Since 2002, the VA's Financial Services Center, or FSC, has processed medical claims for an ICE program office that is responsible for providing health care for migrants detained by the border security agency. The VA center facilitates the same work under separate contracts for a variety of other federal offices.
The long-standing agreement with ICE has recently become a political football amid attacks from lawmakers and conservative advocates who have hammered President Joe Biden over a flood of migrants coming across the southern border.
In December, Illinois Republican Rep. Mike Bost, chairman of the House Veterans Affairs Committee, and Sen.

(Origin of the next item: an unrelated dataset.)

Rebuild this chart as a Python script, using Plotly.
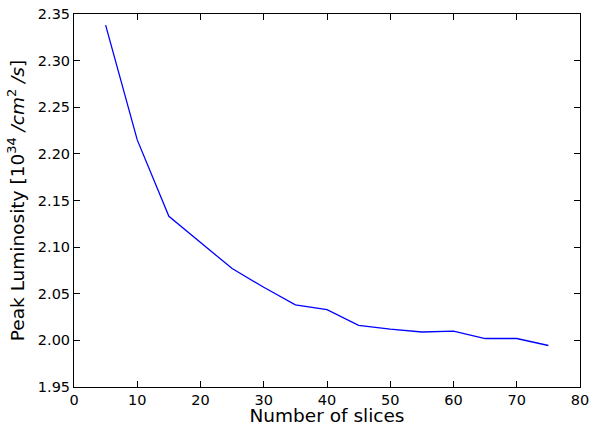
import plotly.graph_objects as go

slices = [5, 10, 15, 20, 25, 30, 35, 40, 45, 50, 55, 60, 65, 70, 75]
luminosity = [2.338, 2.215, 2.133, 2.105, 2.077, 2.057, 2.038, 2.033, 2.016, 2.012, 2.009, 2.010, 2.002, 2.002, 1.9945]
x_ticks = [0, 10, 20, 30, 40, 50, 60, 70, 80]
y_ticks = [1.95, 2.00, 2.05, 2.10, 2.15, 2.20, 2.25, 2.30, 2.35]

fig = go.Figure()
fig.add_trace(go.Scatter(x=slices, y=luminosity, mode="lines",
                         line=dict(color="#0000ff", width=1.3), showlegend=False))

axis_common = dict(showgrid=False, zeroline=False, showline=True, linecolor="black",
                   linewidth=1, mirror="allticks", ticks="inside", ticklen=6,
                   tickcolor="black", tickwidth=1, automargin=False,
                   tickfont=dict(family="DejaVu Sans", size=14.5, color="black"))

fig.update_xaxes(range=[0, 80], tickvals=x_ticks, ticktext=[str(v) for v in x_ticks],
                 title=dict(text="Number of slices", font=dict(family="DejaVu Sans", size=18.5, color="black"), standoff=3),
                 **axis_common)
fig.update_yaxes(range=[1.95, 2.35], tickvals=y_ticks, ticktext=[f"{v:.2f}" for v in y_ticks],
                 title=dict(text="Peak Luminosity [10<sup>34</sup> <i>/cm</i><sup>2</sup> <i>/s</i>]",
                            font=dict(family="DejaVu Sans", size=18.5, color="black"), standoff=8),
                 **axis_common)

fig.update_layout(width=593, height=426, paper_bgcolor="white", plot_bgcolor="white",
                  margin=dict(l=74, r=13, t=14, b=39, pad=0))

fig.write_html("out.html", config={"displayModeBar": False},
               post_script="document.body.style.margin='0px';document.body.style.overflow='hidden';")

Tommy Tuberville, R-Ala., introduced a bill called the "No VA Resources for Illegal Aliens Act," which would prohibit the VA from using resources to provide health care or process claims for migrants.
In rolling out the proposed legislation, Bost described being "stonewalled" by the Biden administration in obtaining answers on the arrangement, which has been in place since the George W. Bush administration.
"Until I get the response our veterans deserve, I'll use every available tool of my chairmanship to end this practice and put our veterans first," Bost said in a statement.
VA officials said Thursday that, while taxpayer funding is used to process the health care claims, ICE, not the VA, pays for the work.
And, VA Press Secretary Terrence Hayes added, the VA has never provided health care to migrant detainees.
"VA does not provide or fund any health care to ICE detainees. There is a 2002 payment processing agreement, in which ICE pays for the FSC to process payments for ICE-funded health care. This involves no more than 10 employees, is fully paid for by ICE, and has been in place for every administration since 2002," Hayes said in a statement to Military.com.
In a recent statement to The New York Post, Tuberville's office said the Biden administration was "playing word games" and accused the VA of allowing detainees to access its community care network, which provides private health care services to veterans outside VA clinics and medical centers.
"By definition, that means worse options for our veterans," a spokesperson for the senator told The Post.
Under the agreement, however, the ICE Health Service Corps, or IHSC, program office is responsible for authorizing health care services for detainees and obtaining providers to deliver their health care.
"No resources meant for veterans are used as part of this agreement. FSC provides an administrative function for ICE, using ICE funds, that has zero impact on veteran health care or benefits," Hayes said in a statement.
"Again, they provide this claims processing function in return for IHSC paying a fee to FSC. None of the employees have been diverted from other roles, and no resources meant for veterans are used as part of this agreement," Hayes added.
The ICE Health Service Corps provides health care to immigrants in ICE custody, including direct care and coordination of off-site care.
In fiscal 2021, IHSC paid VA $74.7 million to provide medical claims processing and support referral for outside care, according to a 2022 report to the Senate and House Homeland Security Committees.
According to the report, in fiscal 2021, IHSC provided health care directly to 88,000 immigrants and oversaw health care for more than 169,000 in other medical settings. It spent $338.2 million on care for these detainees, including $21.4 million from Coronavirus Aid, Relief, and Economic Security Act funds.